The month-long standoff between the Government and IIT faculty over the issue of pay structure ended Oct. 2 with HRD minister Kapil Sibal saying the norms could be relaxed in exceptional cases.
"All issues between IIT faculty and HRD ministry over pay structure have been resolved," he told reporters after meeting IIT faculty representatives to sort out the issue.
The guidelines issued on pay structure are only norms, he said, adding that the "IIT system has the flexibility to deviate from the norms in exceptional cases. We are prepared to re-visit any of the guideline in case of exceptional cases."
The IIT faculty had been demanding withdrawal of 40 percent cap on promotion of professors to senior grade. The teachers were also opposing the provision of contractual appointment at entry level.
"If in a particular discipline faculty is not available as per the existing norms, the IITs can relax the norms to absorb any person," Sibal said.
Prof M. Thenmozhi, President of All India IIT Faculty Federation, said they were happy with the discussions with Sibal. "The minister has assured us about IIT retaining flexibility and they can relax norms.
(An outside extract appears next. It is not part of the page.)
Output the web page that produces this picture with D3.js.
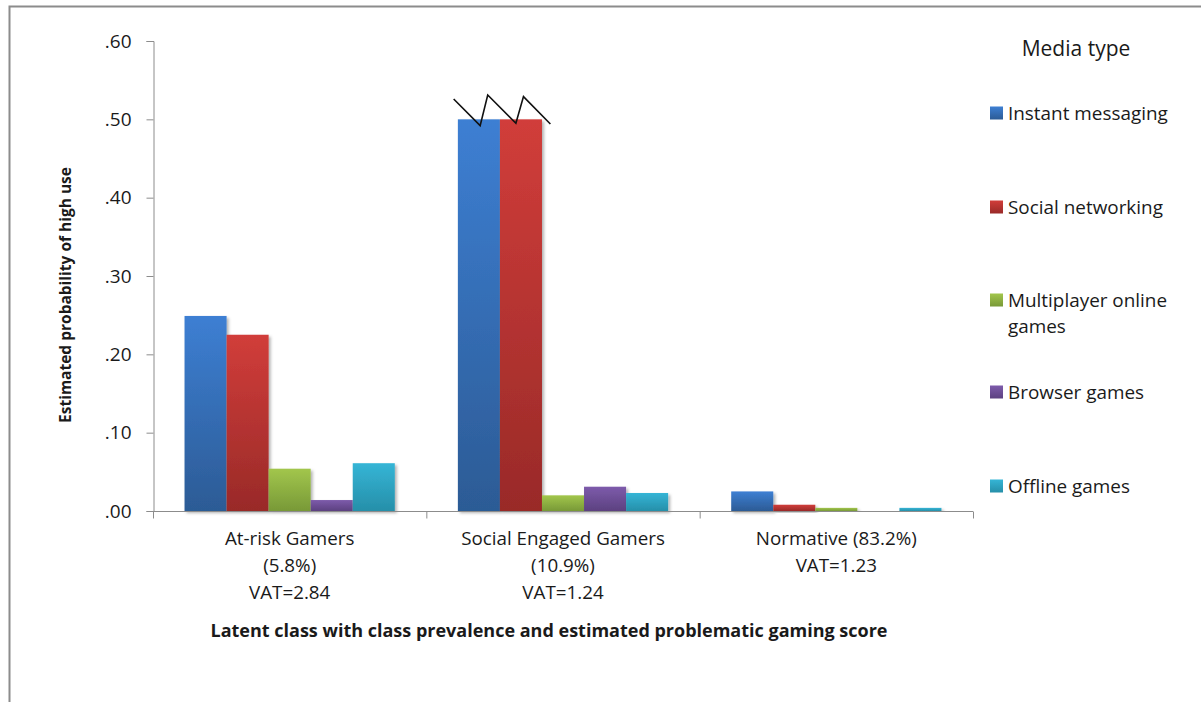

This will help IITs move forward," she said.
Around 1,500 IIT faculty had gone on a day-long hunger strike Sept. 24 to protest the HRD Ministry guidelines.
Rains Claim 86 Lives
Torrential rains continued to wreak havoc in North Karnataka with the rain-related toll in the state reaching 86.
As the situation remained grave, Chief Minister B.S. Yeddyurappa held an emergency meeting, where Air Force and Army officials were present, besides state ministers, to take stock of the situation.
Bijapur district was the worst hit by the rains, which has thrown normal life out of gear in the districts of Raichur, Gulbarga, Koppal, Bagalkote, Bellary, Belgaum and Gadag.
More than 20,000 houses have collapsed, many areas inundated and road services affected in some parts, officials said.
Helicopters are being pressed into the service for rescue operations.
Ministers S. Suresh Kumar, Sobha Karandlaje and R. Ashok, chief secretary S.V. Ranganath, DGP Ajay Kumar Singh and Additional DGP A.R. Infant were among those who attended the meeting.